> DATA BLOCK:
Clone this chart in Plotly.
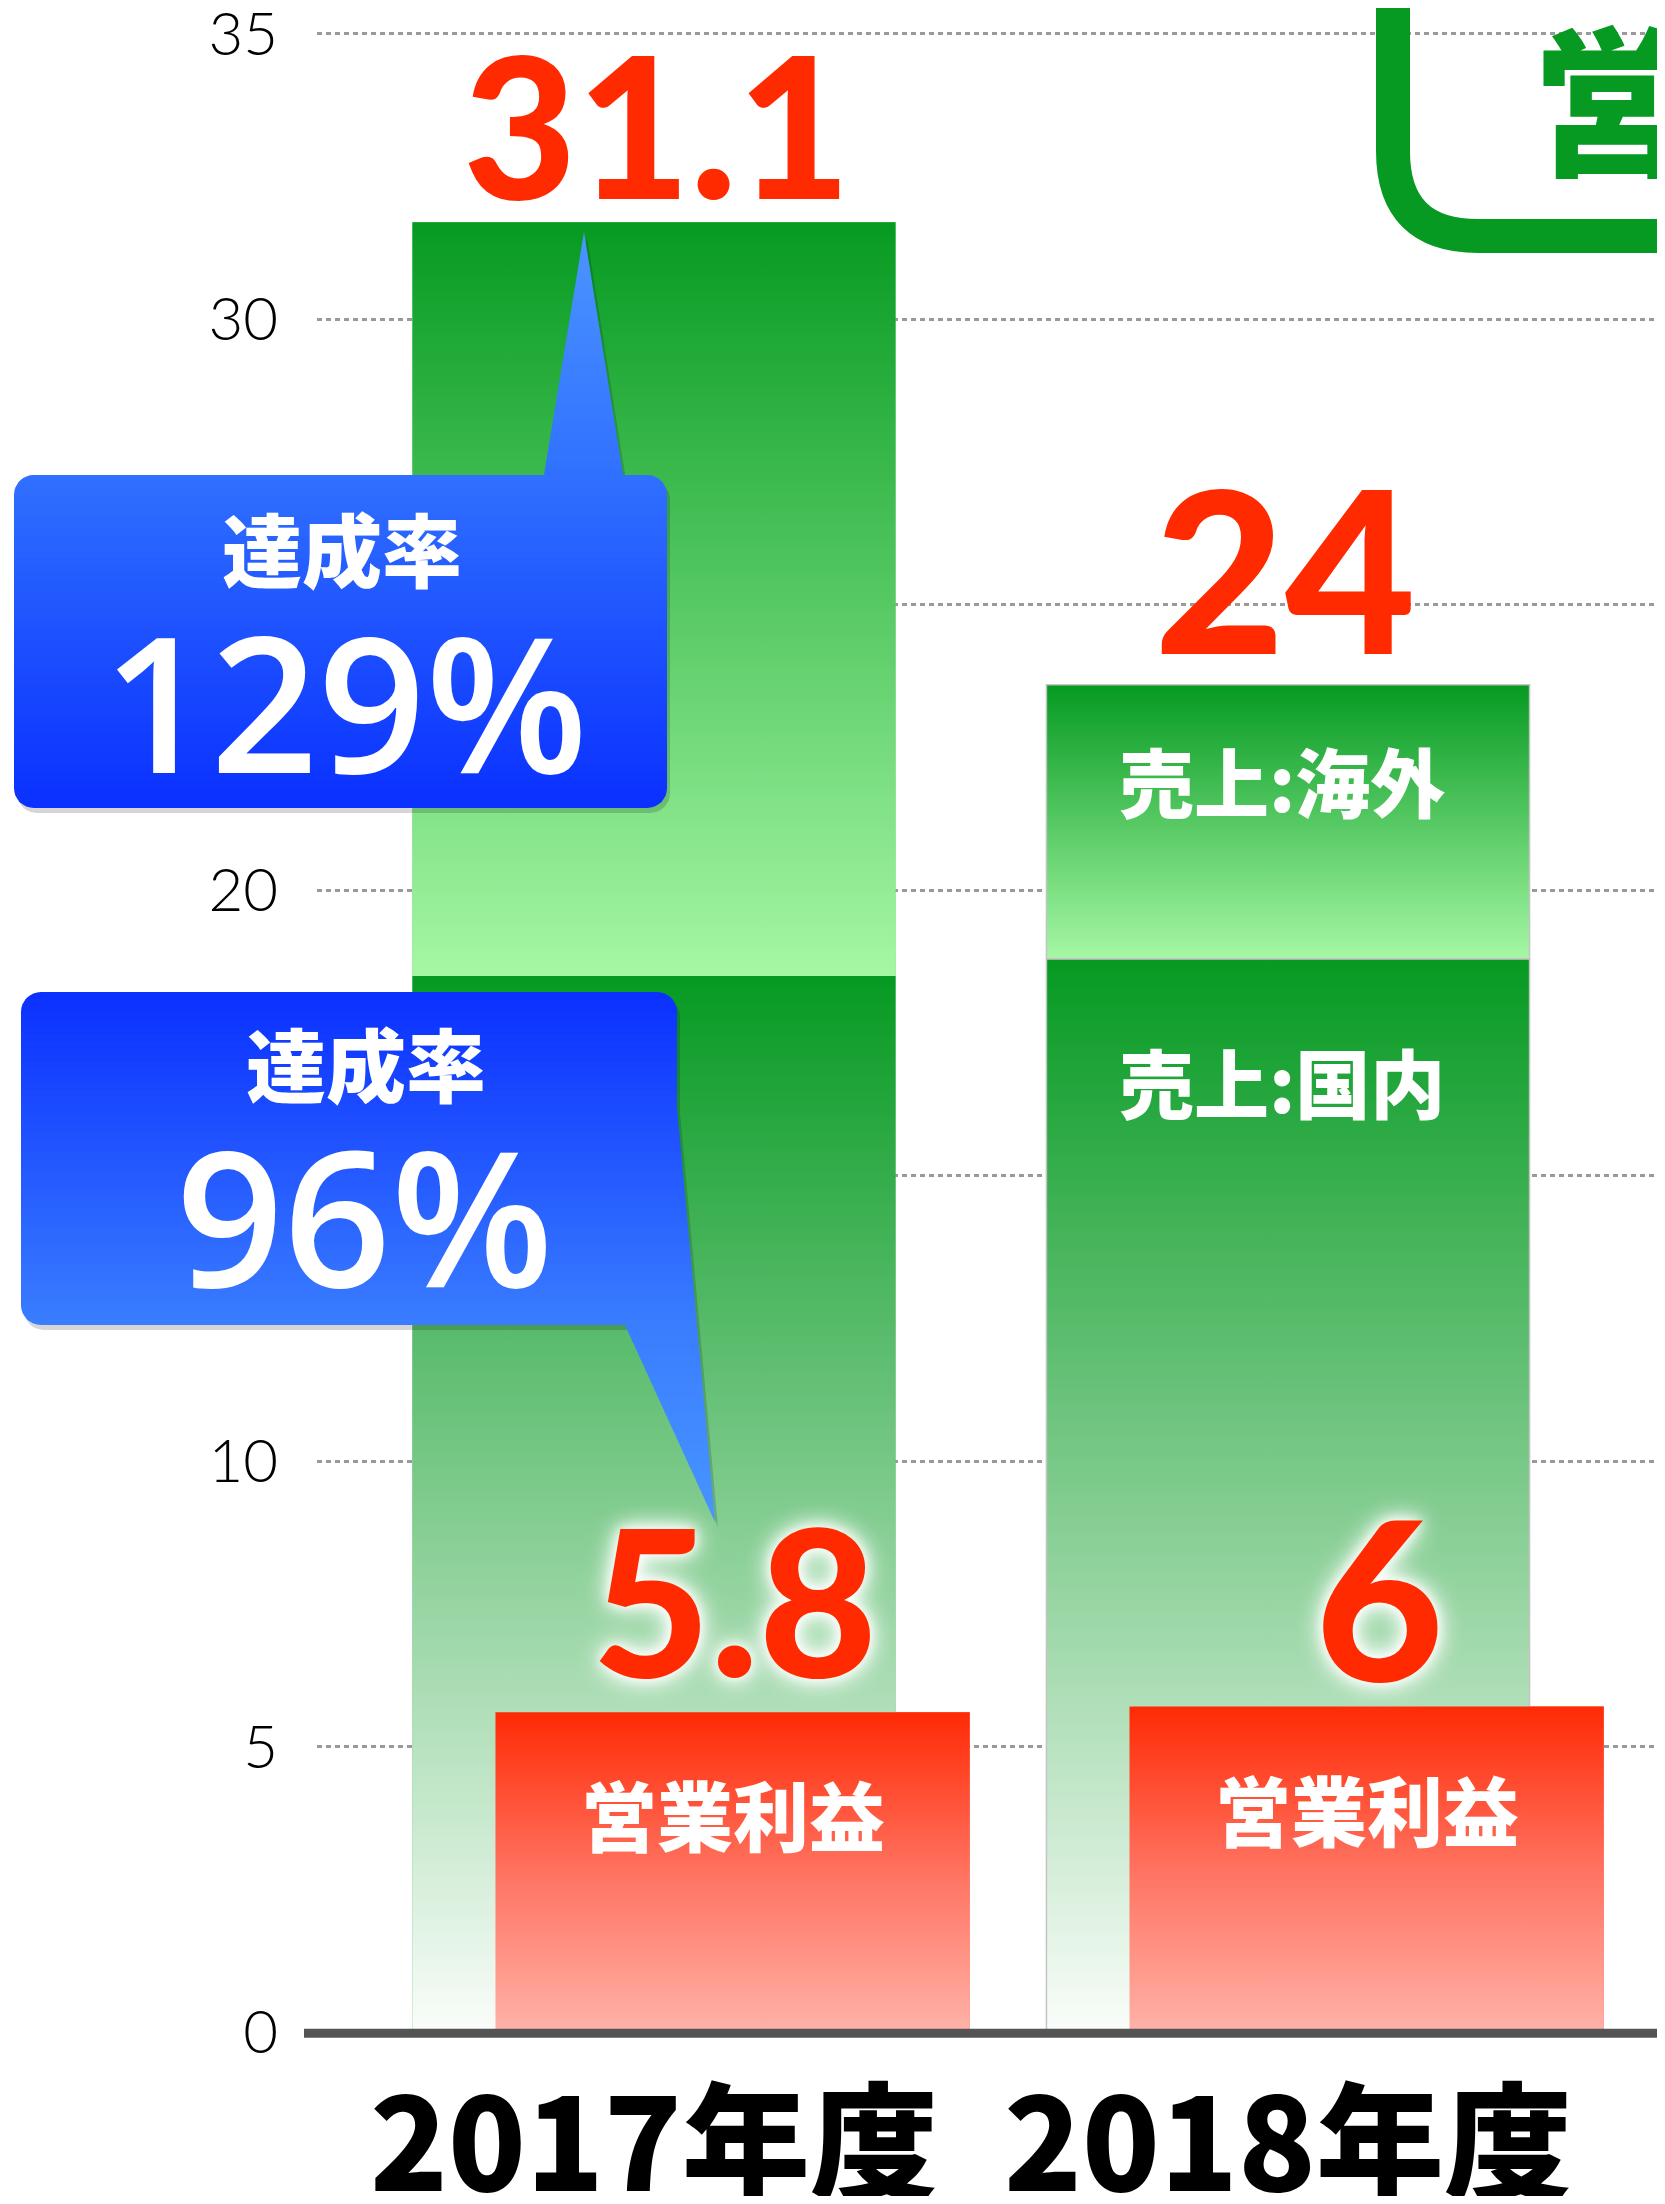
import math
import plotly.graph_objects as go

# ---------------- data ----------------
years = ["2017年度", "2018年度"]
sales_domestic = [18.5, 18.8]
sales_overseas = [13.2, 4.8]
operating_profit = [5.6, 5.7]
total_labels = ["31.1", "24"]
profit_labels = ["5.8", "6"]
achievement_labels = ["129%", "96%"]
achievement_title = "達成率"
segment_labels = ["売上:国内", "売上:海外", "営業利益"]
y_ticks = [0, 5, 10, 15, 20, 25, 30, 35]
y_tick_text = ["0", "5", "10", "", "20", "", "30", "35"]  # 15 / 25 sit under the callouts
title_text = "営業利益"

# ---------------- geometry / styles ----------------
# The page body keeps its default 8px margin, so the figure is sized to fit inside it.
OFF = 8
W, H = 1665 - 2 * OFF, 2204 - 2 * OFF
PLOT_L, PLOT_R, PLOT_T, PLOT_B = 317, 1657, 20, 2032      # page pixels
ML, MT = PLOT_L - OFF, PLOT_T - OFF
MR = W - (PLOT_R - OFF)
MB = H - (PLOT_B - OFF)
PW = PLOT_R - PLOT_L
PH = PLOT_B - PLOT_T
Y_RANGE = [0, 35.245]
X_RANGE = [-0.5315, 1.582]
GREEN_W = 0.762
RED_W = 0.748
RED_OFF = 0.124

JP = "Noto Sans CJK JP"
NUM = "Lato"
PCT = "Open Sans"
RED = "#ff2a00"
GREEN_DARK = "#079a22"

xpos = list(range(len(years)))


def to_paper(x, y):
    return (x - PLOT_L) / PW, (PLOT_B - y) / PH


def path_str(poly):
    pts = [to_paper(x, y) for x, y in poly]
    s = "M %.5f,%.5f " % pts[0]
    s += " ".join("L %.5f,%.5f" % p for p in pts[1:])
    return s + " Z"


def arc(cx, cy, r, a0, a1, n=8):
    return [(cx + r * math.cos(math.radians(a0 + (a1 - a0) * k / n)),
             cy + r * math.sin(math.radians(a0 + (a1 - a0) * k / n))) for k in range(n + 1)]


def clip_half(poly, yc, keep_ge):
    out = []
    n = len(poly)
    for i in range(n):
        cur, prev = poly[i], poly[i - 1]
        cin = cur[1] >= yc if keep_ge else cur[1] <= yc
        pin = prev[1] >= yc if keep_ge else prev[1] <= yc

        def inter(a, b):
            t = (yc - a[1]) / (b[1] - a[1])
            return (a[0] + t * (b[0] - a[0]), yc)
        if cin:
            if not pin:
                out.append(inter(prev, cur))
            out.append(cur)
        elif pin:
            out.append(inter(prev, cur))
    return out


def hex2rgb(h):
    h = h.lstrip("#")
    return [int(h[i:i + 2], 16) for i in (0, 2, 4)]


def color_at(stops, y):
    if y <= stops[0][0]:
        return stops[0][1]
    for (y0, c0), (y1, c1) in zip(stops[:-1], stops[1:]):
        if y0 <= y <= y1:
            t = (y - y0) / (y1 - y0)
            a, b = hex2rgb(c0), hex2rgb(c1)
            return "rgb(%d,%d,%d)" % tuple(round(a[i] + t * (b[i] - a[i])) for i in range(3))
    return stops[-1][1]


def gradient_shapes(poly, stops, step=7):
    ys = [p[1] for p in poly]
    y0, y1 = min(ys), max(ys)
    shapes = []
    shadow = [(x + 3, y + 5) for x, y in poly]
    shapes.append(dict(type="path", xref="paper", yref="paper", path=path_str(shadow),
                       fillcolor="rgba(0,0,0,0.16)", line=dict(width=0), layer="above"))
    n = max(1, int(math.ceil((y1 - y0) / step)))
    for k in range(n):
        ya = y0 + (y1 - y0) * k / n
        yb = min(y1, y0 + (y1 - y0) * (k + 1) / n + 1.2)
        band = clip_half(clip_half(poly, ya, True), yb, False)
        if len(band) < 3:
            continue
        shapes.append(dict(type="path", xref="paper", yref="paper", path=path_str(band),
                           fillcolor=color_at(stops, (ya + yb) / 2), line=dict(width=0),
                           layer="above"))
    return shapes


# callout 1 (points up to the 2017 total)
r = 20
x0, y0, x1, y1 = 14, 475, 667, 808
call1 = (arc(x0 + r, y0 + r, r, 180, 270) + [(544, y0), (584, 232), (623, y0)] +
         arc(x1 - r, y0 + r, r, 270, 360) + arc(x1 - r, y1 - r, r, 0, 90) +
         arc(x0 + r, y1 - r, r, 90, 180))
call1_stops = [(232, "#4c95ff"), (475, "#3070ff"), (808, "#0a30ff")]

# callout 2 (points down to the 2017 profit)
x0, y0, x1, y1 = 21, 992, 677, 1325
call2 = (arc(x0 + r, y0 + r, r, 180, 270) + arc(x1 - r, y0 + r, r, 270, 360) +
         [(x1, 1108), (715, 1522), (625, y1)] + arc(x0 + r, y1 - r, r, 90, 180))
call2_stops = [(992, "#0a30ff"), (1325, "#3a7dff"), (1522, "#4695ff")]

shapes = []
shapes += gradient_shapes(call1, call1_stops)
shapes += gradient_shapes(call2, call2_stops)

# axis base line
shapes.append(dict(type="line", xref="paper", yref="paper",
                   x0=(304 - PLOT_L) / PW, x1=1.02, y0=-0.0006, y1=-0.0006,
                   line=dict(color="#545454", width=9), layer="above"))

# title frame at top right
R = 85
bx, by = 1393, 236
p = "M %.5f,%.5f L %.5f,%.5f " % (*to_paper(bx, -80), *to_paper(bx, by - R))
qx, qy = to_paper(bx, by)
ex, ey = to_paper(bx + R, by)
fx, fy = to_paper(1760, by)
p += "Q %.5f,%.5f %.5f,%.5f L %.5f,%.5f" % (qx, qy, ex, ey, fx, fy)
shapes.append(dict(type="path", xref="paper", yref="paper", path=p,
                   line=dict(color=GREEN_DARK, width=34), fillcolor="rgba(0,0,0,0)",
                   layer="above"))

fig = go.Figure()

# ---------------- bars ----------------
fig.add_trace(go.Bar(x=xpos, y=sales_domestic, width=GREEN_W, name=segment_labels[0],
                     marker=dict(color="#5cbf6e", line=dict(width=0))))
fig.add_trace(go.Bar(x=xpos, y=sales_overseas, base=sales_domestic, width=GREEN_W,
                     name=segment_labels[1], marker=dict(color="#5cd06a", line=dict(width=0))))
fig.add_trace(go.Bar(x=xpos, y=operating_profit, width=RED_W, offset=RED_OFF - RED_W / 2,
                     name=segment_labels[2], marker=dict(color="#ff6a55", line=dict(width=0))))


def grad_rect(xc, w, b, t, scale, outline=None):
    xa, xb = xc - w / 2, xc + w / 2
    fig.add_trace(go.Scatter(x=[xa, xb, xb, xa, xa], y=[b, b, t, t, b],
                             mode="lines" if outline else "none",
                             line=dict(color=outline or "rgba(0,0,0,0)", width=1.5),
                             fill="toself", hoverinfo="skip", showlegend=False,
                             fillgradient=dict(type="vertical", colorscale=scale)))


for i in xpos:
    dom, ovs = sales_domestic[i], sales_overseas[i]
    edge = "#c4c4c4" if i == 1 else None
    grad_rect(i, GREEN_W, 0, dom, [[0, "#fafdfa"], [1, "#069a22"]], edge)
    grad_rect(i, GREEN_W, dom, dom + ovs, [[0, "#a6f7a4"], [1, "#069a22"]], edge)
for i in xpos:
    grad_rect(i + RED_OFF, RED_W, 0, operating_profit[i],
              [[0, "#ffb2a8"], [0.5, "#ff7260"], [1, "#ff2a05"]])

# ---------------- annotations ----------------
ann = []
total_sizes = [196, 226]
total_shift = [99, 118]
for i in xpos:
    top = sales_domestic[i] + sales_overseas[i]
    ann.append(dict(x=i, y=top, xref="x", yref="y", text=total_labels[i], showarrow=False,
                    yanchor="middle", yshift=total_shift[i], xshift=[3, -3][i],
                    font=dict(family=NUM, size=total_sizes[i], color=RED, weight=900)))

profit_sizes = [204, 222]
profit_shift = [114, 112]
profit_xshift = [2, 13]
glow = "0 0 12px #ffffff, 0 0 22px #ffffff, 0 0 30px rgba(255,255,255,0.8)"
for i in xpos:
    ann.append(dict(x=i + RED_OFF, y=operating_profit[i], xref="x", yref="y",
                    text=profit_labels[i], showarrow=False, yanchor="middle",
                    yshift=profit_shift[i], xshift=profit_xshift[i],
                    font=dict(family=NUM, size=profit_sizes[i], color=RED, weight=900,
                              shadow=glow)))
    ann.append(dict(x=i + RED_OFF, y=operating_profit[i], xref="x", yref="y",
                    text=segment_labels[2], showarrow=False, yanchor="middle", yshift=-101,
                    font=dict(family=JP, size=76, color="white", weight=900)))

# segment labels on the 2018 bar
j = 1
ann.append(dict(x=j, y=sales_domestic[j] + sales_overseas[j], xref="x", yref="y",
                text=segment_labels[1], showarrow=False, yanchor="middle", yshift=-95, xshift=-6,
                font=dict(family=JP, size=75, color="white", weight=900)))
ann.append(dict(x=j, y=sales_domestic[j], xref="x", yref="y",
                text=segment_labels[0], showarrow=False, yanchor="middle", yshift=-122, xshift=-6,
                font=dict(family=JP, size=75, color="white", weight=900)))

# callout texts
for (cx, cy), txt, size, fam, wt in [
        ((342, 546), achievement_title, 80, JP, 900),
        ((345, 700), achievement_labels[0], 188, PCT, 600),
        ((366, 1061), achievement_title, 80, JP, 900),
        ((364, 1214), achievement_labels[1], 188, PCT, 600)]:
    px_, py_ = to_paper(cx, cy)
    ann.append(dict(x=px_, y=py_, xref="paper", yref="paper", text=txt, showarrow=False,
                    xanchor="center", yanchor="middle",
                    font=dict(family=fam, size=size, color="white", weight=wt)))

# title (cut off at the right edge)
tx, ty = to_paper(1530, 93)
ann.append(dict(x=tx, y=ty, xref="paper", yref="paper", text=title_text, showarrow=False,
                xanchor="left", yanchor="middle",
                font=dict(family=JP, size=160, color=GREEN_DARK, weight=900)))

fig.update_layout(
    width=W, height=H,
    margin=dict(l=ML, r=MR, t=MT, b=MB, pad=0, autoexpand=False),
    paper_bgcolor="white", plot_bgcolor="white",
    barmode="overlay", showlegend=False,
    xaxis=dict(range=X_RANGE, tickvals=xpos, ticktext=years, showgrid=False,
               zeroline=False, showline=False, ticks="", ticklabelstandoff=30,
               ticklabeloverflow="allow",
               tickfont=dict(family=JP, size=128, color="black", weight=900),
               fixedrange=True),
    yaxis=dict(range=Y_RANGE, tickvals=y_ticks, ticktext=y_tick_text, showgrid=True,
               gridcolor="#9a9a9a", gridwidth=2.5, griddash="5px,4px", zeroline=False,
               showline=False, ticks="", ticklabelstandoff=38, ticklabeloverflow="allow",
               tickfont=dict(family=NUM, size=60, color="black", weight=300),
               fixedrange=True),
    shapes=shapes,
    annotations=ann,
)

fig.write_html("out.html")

> INSTRUCTION: Without any pictures, reproduce the lines from the first one in the material through the line that has "cy + r * math.sin(math.radians(a0", exactly as they appear.

> IN RESPONSE:
Clone this chart in Plotly.
import math
import plotly.graph_objects as go

# ---------------- data ----------------
years = ["2017年度", "2018年度"]
sales_domestic = [18.5, 18.8]
sales_overseas = [13.2, 4.8]
operating_profit = [5.6, 5.7]
total_labels = ["31.1", "24"]
profit_labels = ["5.8", "6"]
achievement_labels = ["129%", "96%"]
achievement_title = "達成率"
segment_labels = ["売上:国内", "売上:海外", "営業利益"]
y_ticks = [0, 5, 10, 15, 20, 25, 30, 35]
y_tick_text = ["0", "5", "10", "", "20", "", "30", "35"]  # 15 / 25 sit under the callouts
title_text = "営業利益"

# ---------------- geometry / styles ----------------
# The page body keeps its default 8px margin, so the figure is sized to fit inside it.
OFF = 8
W, H = 1665 - 2 * OFF, 2204 - 2 * OFF
PLOT_L, PLOT_R, PLOT_T, PLOT_B = 317, 1657, 20, 2032      # page pixels
ML, MT = PLOT_L - OFF, PLOT_T - OFF
MR = W - (PLOT_R - OFF)
MB = H - (PLOT_B - OFF)
PW = PLOT_R - PLOT_L
PH = PLOT_B - PLOT_T
Y_RANGE = [0, 35.245]
X_RANGE = [-0.5315, 1.582]
GREEN_W = 0.762
RED_W = 0.748
RED_OFF = 0.124

JP = "Noto Sans CJK JP"
NUM = "Lato"
PCT = "Open Sans"
RED = "#ff2a00"
GREEN_DARK = "#079a22"

xpos = list(range(len(years)))


def to_paper(x, y):
    return (x - PLOT_L) / PW, (PLOT_B - y) / PH


def path_str(poly):
    pts = [to_paper(x, y) for x, y in poly]
    s = "M %.5f,%.5f " % pts[0]
    s += " ".join("L %.5f,%.5f" % p for p in pts[1:])
    return s + " Z"


def arc(cx, cy, r, a0, a1, n=8):
    return [(cx + r * math.cos(math.radians(a0 + (a1 - a0) * k / n)),
             cy + r * math.sin(math.radians(a0 + (a1 - a0) * k / n))) for k in range(n + 1)]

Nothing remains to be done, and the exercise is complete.